EU may allow carbon credits from developing countries to count towards climate goals | Green groups furious at plans to let member states buy controversial carbon offsets from abroad
Carbon credits have often been based on non-existent contracts with local people, or used for land-grabbing, or reforestation projects in which trees were not maintained and were soon cut down or eaten by cows, or otherwise fraudulent. In any case, letting humans take credit for photosynthesis is flawed emissions accounting, and the price of each credit is much lower than the social and environmental cost of the emissions that it offsets.
And as usual -because it's all about diversion anyway- we are talking about the wrong topic.

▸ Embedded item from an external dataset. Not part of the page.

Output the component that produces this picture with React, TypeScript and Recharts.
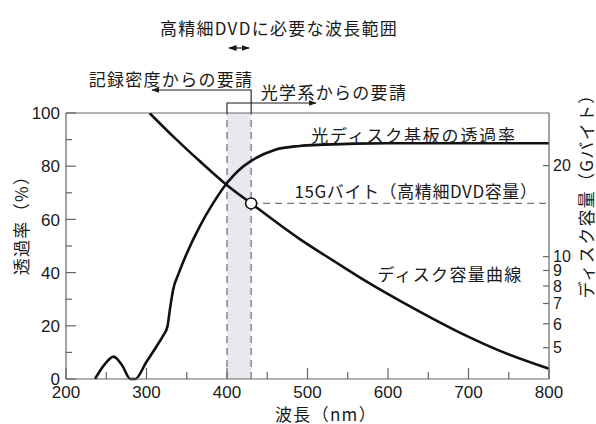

Carbon credits aren't the problem. Making cheaper and climate-damaging production more expensive artificially so climate-friendly alternatives make sense economically is the whole point.
The problem (the actual one they don't want to publically talk about) is that those credits are far too cheap at best, just a total scam at worst. And that's intentional... thus the constant diversion by discussion much less important details.
I'd say these issues are fundamental with "carbon credits" unless there is a reliable global authority that can ensure these credits to actually reflect the emissions of a country vs. the permissible emissions under the 1.5°C goal.
We need to establish such an authority before we start dealing in "carbon credits" globally. Until then they can only be dealt in locally, assuming that locally the values are actually realistic.